И в то утро она не дала мне спать. Вместо того, чтобы лежать, спать, просыпаться и любить друг друга, – мы как-никак стали любовниками в эту ночь, – я вынужден был, покачиваясь от усталости, и чуть ли не руками поддерживая веки, чтобы глаза не закрывались, переползти в гостиную. Потом мы, как сонные мухи, она злая муха и раздраженная, а я несчастная муха, подчиняющаяся чужой воле, завтракали на веранде.

Все было в малых количествах, но сервировано. Я предпочел бы есть без тарелок, но побольше. Она что-то ворчала и чуть не плакала, и все время ходила к телефону, долго разговаривала, не забывала она сообщить и о том, что вчера у нее было парти и русские были очень пьяные.

Я пил из большой бутыли вино, голову ломило от солнца. На столе лежал яркокрасный вскрытый помидор, слегка дул ветерок, было, казалось, все для того, чтобы иметь хорошее настроение и счастье, если бы не Розанна. Я пил вино, его принесли так много, что запас его остался на месяц, она всем сказала, чтобы принесли вино, все и принесли послушно.
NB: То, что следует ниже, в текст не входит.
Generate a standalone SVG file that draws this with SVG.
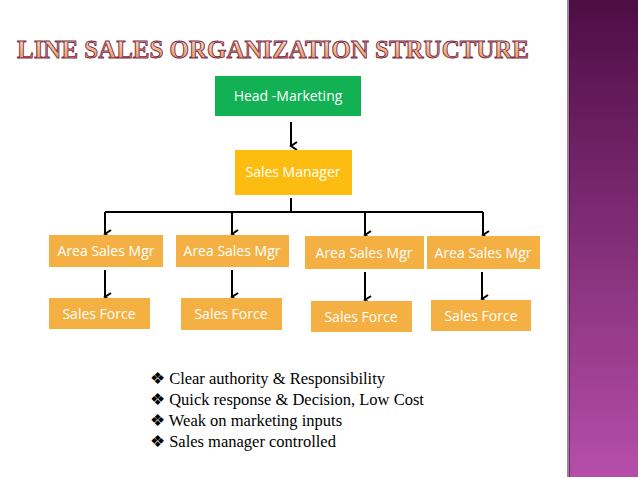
<svg xmlns="http://www.w3.org/2000/svg" width="638" height="479" viewBox="0 0 638 479">
<defs>
<linearGradient id="bar" x1="0" y1="0" x2="0" y2="1"><stop offset="0" stop-color="#4e0d45"/><stop offset="1" stop-color="#b64ea9"/></linearGradient>
<linearGradient id="ttl" x1="0" y1="0" x2="0" y2="1"><stop offset="0" stop-color="#fbe3c8"/><stop offset="1" stop-color="#e88e4a"/></linearGradient>
<marker id="ah" markerWidth="10" markerHeight="10" refX="5" refY="8" orient="auto" markerUnits="userSpaceOnUse" viewBox="0 0 10 10"><path d="M1,2 L5,8 L9,2" fill="none" stroke="#000" stroke-width="2"/></marker>
</defs>
<style>
.o{fill:#f4b042}.t{font-family:"Open Sans","DejaVu Sans",sans-serif;font-size:14px;fill:#fff;text-anchor:middle}
.c{stroke:#000;stroke-width:2;fill:none}
.b{font-family:"Liberation Serif",serif;font-size:16.5px;fill:#000}
</style>
<rect width="638" height="479" fill="#fff"/>
<rect x="569" y="0" width="69" height="477" fill="url(#bar)"/>
<rect x="567" y="0" width="3" height="477" fill="#3a0a33" opacity="0.5"/>
<text x="273" y="58" font-family="Liberation Serif,serif" font-weight="bold" font-size="25" text-anchor="middle" textLength="512" lengthAdjust="spacingAndGlyphs" fill="url(#ttl)" stroke="#7a2a4a" stroke-width="0.9">LINE SALES ORGANIZATION STRUCTURE</text>
<g id="connectors">
<path class="c" d="M291,122 V146" marker-end="url(#ah)"/>
<path class="c" d="M291,198 V212 M105,212 H483"/>
<path class="c" d="M105,212 V234" marker-end="url(#ah)"/>
<path class="c" d="M232,212 V234" marker-end="url(#ah)"/>
<path class="c" d="M365,212 V235" marker-end="url(#ah)"/>
<path class="c" d="M483,212 V235" marker-end="url(#ah)"/>
<path class="c" d="M105,270 V297" marker-end="url(#ah)"/>
<path class="c" d="M232,270 V297" marker-end="url(#ah)"/>
<path class="c" d="M365,272 V300" marker-end="url(#ah)"/>
<path class="c" d="M482,272 V299" marker-end="url(#ah)"/>
</g>
<g id="head"><rect x="215" y="76" width="146" height="40" fill="#12b154"/><text class="t" x="288" y="101">Head -Marketing</text></g>
<g id="sm"><rect x="235" y="150" width="117" height="45" fill="#fdbd10"/><text class="t" x="293" y="177">Sales Manager</text></g>
<g id="asm1"><rect class="o" x="49" y="235" width="114" height="32"/><text class="t" x="106" y="256">Area Sales Mgr</text></g>
<g id="asm2"><rect class="o" x="176" y="235" width="113" height="32"/><text class="t" x="232" y="256">Area Sales Mgr</text></g>
<g id="asm3"><rect class="o" x="305" y="236" width="119" height="33"/><text class="t" x="364" y="258">Area Sales Mgr</text></g>
<g id="asm4"><rect class="o" x="427" y="236" width="113" height="33"/><text class="t" x="483" y="258">Area Sales Mgr</text></g>
<g id="sf1"><rect class="o" x="49" y="298" width="101" height="31"/><text class="t" x="99" y="319">Sales Force</text></g>
<g id="sf2"><rect class="o" x="181" y="298" width="101" height="32"/><text class="t" x="231" y="319">Sales Force</text></g>
<g id="sf3"><rect class="o" x="311" y="301" width="101" height="31"/><text class="t" x="361" y="322">Sales Force</text></g>
<g id="sf4"><rect class="o" x="431" y="300" width="100" height="31"/><text class="t" x="481" y="321">Sales Force</text></g>
<g id="bullets" class="b">
<text x="150" y="384">❖ Clear authority &amp; Responsibility</text>
<text x="150" y="405">❖ Quick response &amp; Decision, Low Cost</text>
<text x="150" y="426">❖ Weak on marketing inputs</text>
<text x="150" y="447">❖ Sales manager controlled</text>
</g>
</svg>
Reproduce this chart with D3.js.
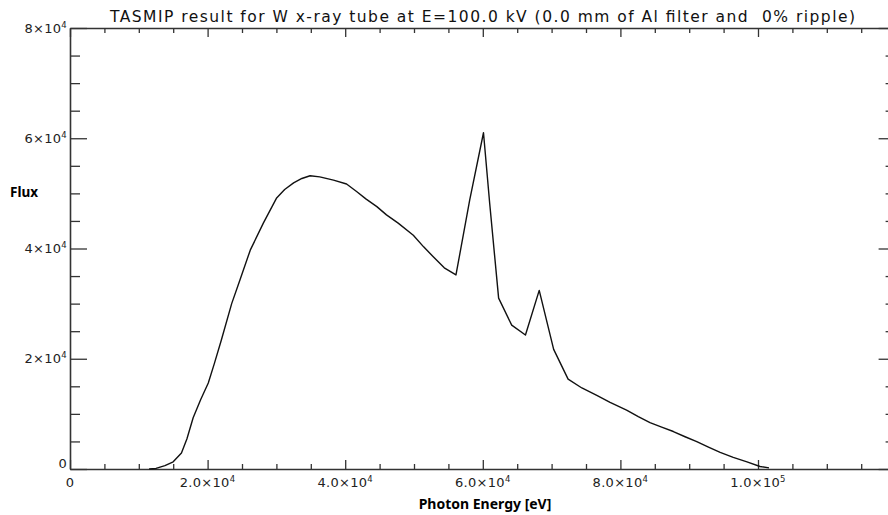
<!DOCTYPE html>
<html>
<head>
<meta charset="utf-8">
<script src="https://cdn.jsdelivr.net/npm/d3@7"></script>
<style>
  html, body { margin: 0; padding: 0; background: #fff; }
  svg { display: block; }
  text { white-space: pre; }
</style>
</head>
<body>
<svg id="chart" width="888" height="515"></svg>
<script>
// ---------------- data ----------------
const titleText = "TASMIP result for W x-ray tube at E=100.0 kV (0.0 mm of Al filter and  0% ripple)";
const xLabelText = "Photon Energy [eV]";
const yLabelText = "Flux";

const energy = [11500, 12500, 13800, 15000, 16200, 17000, 17900, 19000, 20100, 21000,
  22000, 23500, 24700, 26200, 28100, 30000, 31200, 32500, 33700, 34900,
  36300, 38300, 40200, 41700, 43000, 44600, 46000, 47700, 49900, 51400,
  52800, 54400, 56100, 58100, 60100, 61000, 62300, 64200, 66200, 68200,
  70300, 72400, 74400, 76500, 78500, 80900, 82600, 84300, 86000, 87700,
  89400, 91100, 92800, 94500, 96400, 98400, 100300, 101600];
const flux = [0, 100, 600, 1300, 2900, 5500, 9300, 12600, 15600, 19200,
  23400, 30000, 34300, 39700, 44600, 49100, 50700, 51900, 52700, 53200,
  53000, 52400, 51700, 50300, 49000, 47600, 46100, 44600, 42400, 40300,
  38500, 36500, 35200, 48800, 61000, 48200, 31000, 26100, 24300, 32400,
  21700, 16300, 14700, 13400, 12100, 10700, 9500, 8400, 7600, 6800,
  5850, 4950, 3950, 3000, 2100, 1300, 450, 200];

const xMajorTicks = [0, 20000, 40000, 60000, 80000, 100000];
const xTickMantissa = ["0", "2.0", "4.0", "6.0", "8.0", "1.0"];
const xTickExponent = ["", "4", "4", "4", "4", "5"];
const xMinorStep = 5000;
const xDomain = [0, 120000];

const yMajorTicks = [0, 20000, 40000, 60000, 80000];
const yTickMantissa = ["0", "2", "4", "6", "8"];
const yTickExponent = ["", "4", "4", "4", "4"];
const yMinorStep = 5000;
const yDomain = [0, 80000];

// ---------------- layout ----------------
const mLeft = 70, mRight = 895.6, mTop = 28, mBottom = 469;
const svg = d3.select("#chart");
const x = d3.scaleLinear().domain(xDomain).range([mLeft, mRight]);
const y = d3.scaleLinear().domain(yDomain).range([mBottom, mTop]);

const xMinor = d3.range(xDomain[0], xDomain[1] + 1, xMinorStep).filter(v => !xMajorTicks.includes(v));
const yMinor = d3.range(yDomain[0], yDomain[1] + 1, yMinorStep).filter(v => !yMajorTicks.includes(v));

const axisColor = "#333";
function styleAxis(g) {
  g.selectAll("path.domain").attr("stroke", axisColor).attr("stroke-width", 1.6);
  g.selectAll(".tick line").attr("stroke", axisColor).attr("stroke-width", 1.3);
  g.selectAll(".tick text").remove();
}

// bottom
svg.append("g").attr("transform", `translate(0,${mBottom})`)
  .call(d3.axisBottom(x).tickValues(xMajorTicks).tickSize(-9).tickSizeOuter(0).tickFormat(""))
  .call(styleAxis);
svg.append("g").attr("transform", `translate(0,${mBottom})`)
  .call(d3.axisBottom(x).tickValues(xMinor).tickSize(-5).tickSizeOuter(0).tickFormat(""))
  .call(styleAxis).call(g => g.select("path.domain").remove());
// top
svg.append("g").attr("transform", `translate(0,${mTop})`)
  .call(d3.axisTop(x).tickValues(xMajorTicks).tickSize(-9).tickSizeOuter(0).tickFormat(""))
  .call(styleAxis);
svg.append("g").attr("transform", `translate(0,${mTop})`)
  .call(d3.axisTop(x).tickValues(xMinor).tickSize(-5).tickSizeOuter(0).tickFormat(""))
  .call(styleAxis).call(g => g.select("path.domain").remove());
// left
svg.append("g").attr("transform", `translate(${mLeft},0)`)
  .call(d3.axisLeft(y).tickValues(yMajorTicks).tickSize(-17).tickSizeOuter(0).tickFormat(""))
  .call(styleAxis);
svg.append("g").attr("transform", `translate(${mLeft},0)`)
  .call(d3.axisLeft(y).tickValues(yMinor).tickSize(-10).tickSizeOuter(0).tickFormat(""))
  .call(styleAxis).call(g => g.select("path.domain").remove());
// right
svg.append("g").attr("transform", `translate(${mRight},0)`)
  .call(d3.axisRight(y).tickValues(yMajorTicks).tickSize(-17).tickSizeOuter(0).tickFormat(""))
  .call(styleAxis);
svg.append("g").attr("transform", `translate(${mRight},0)`)
  .call(d3.axisRight(y).tickValues(yMinor).tickSize(-10).tickSizeOuter(0).tickFormat(""))
  .call(styleAxis).call(g => g.select("path.domain").remove());

// tick labels
const labFont = "'DejaVu Sans', 'Liberation Sans', sans-serif";
function addLabel(g, mant, exp) {
  g.append("tspan").text(exp ? mant + "\u00D710" : mant);
  if (exp) g.append("tspan").attr("dy", -5).attr("font-size", 8.5).text(exp);
}
xMajorTicks.forEach((v, i) => {
  const t = svg.append("text")
    .attr("x", x(v)).attr("y", 487)
    .attr("text-anchor", "middle")
    .attr("font-family", labFont).attr("font-size", 13)
    .attr("letter-spacing", 0.3)
    .attr("fill", "#222");
  addLabel(t, xTickMantissa[i], xTickExponent[i]);
});
yMajorTicks.forEach((v, i) => {
  const t = svg.append("text")
    .attr("x", 67).attr("y", y(v) + (yTickExponent[i] ? 4.5 : -1))
    .attr("text-anchor", "end")
    .attr("font-family", labFont).attr("font-size", 13)
    .attr("letter-spacing", 0.3)
    .attr("fill", "#222");
  addLabel(t, yTickMantissa[i], yTickExponent[i]);
});

// curve
const line = d3.line().x((d, i) => x(energy[i])).y(d => y(d));
svg.append("path")
  .datum(flux)
  .attr("d", line)
  .attr("fill", "none")
  .attr("stroke", "#111")
  .attr("stroke-width", 1.4)
  .attr("stroke-linejoin", "round");

// title & axis titles
svg.append("text")
  .attr("x", 110).attr("y", 22)
  .attr("font-family", labFont).attr("font-size", 15.5)
  .attr("textLength", 745).attr("lengthAdjust", "spacing")
  .attr("fill", "#111")
  .text(titleText);

svg.append("text")
  .attr("x", 485).attr("y", 509)
  .attr("text-anchor", "middle")
  .attr("font-family", "'Noto Sans', 'Open Sans', sans-serif")
  .attr("font-weight", "bold").attr("font-size", 14)
  .attr("fill", "#000")
  .text(xLabelText);

svg.append("text")
  .attr("x", 10).attr("y", 197)
  .attr("font-family", "'Noto Sans', 'Open Sans', sans-serif")
  .attr("font-weight", "bold").attr("font-size", 13.5)
  .attr("fill", "#000")
  .text(yLabelText);
</script>
</body>
</html>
Я выпил три стакана калифорнийского шабли из галлоновой бутыли, ужасное дерьмо, надо вам сказать, я бы предпочел бутылку божоле, я видел, там у Розанн пять или семь бутылок хорошего вина осталось, зачем пить дерьмо, если можно пить хорошее вино. Но она мне не предложила, а мне не хотелось заводить с ней, раздраженной, разговор о вине, она бы и не поняла. Впоследствии она всегда давала мне плохое вино, хотя рядом лежало хорошее – французское или испанское.

А ведь в общем-то правильно, по-хозяйски – что ж плохому вину пропадать. Она всегда спрашивала меня: «Что, плохое вино?», но она не могла бороться с собой, всегда неизменно давала плохое. Бедняжка, какие душевные муки я ей доставлял. Иногда мне хотелось заорать: «Да, плохое, плохое, говенное вино! Дай-ка мне, Розанна, вон того – испанского! Я в вине толк понимаю, что, Розанка, жалеешь хорошее вино, все равно не покупаешь его – приносят, так дай! Тащи-ка, да не стаканчик, а бутыль!»